This weekend the husband and I are heading to the father-in-laws’ (FIL) lake house. We are having a thanksgivingesque meal and we are responsible for the rolls, cranberries and pumpkin pie…I know random.
I hate being sent on food-gathering errands as I’m a dolt in grocery stores…you can usually find me either turning circles in the aisle or trekking across the store 4 times. Its obvious on days like this that when we do our weekly grocery shopping, I clearly just follow the husband and the basket around paying no attention. I suspect he already knows this.
So today I combine lunch gathering and errand running and pick up a salad first. As I head away from the salad counter I go to look for my list. After a thorough set-my-shit-down search its clear it’s no where on my body. Awesome!
I think I know what I need, so I proceed. I get everything (I think) and only manage to turn myself around oncea and head to the check out. I don’t have any reusable bags with me but need to replace one anyways…so I grab a reusable bag to purchase too.
Then I have this interaction with the lady checking me out:
Clerk: Can I put everything in the bag you are purchasing?
Me: Actually no…can you put the pie and cool whip in a plastic bag?
Clerk: So the pie and cool whip in your bag you’re buying only?
Me: Uh no….in a plastic bag…so I can take those back in to work with me and put them in the fridge.
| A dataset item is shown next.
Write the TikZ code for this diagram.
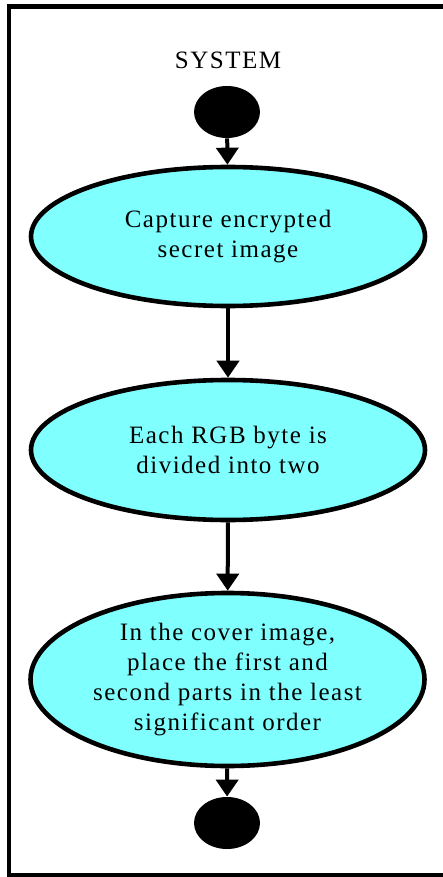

Clerk: So nothing in the bag you bought?
Me (in my head): Sweet jesus
Me (out loud): Yes, everything else can go in that bag (at this point Im talking to her like shes 5).
I finally get out to my car and realize I need my salad back in at work too so I go to resack stuff and realize they didn’t sack the plastic fork I picked up. I don’t have a fork…that’s why I picked one up. So I have to go back in the f**king store.
As I head back to work I decide I don’t want to deal with the construction down at the light on the corner so I figure Ill cut through some neighborhoods…which I could have done if I had picked the straight lane coming out of the parking lot.
I did not.
I instead wind up in the turn right only lane. So when I wind up at the intersection I was trying to avoid, I cant turn left.
I need to turn left.
This hiccup causes me to have to drive through fresh tar…twice. Once going through the light where I can’t turn and then again after I turn around and come back through. As I turn the corner I almost run into a woman in a car on the wrong side of the road.
I somehow make it back to work (who knows how at this point) and as I get into the lobby I see one of the elevators is sitting open. Sweet! I walk up to it and RIGHT before I get close enough it shuts and takes off without me. As the doors shut I literally, out loud, scream are you f**king kidding me??!?
To end the fantastic trip, I wander back to my office and find my list…sitting on my desk.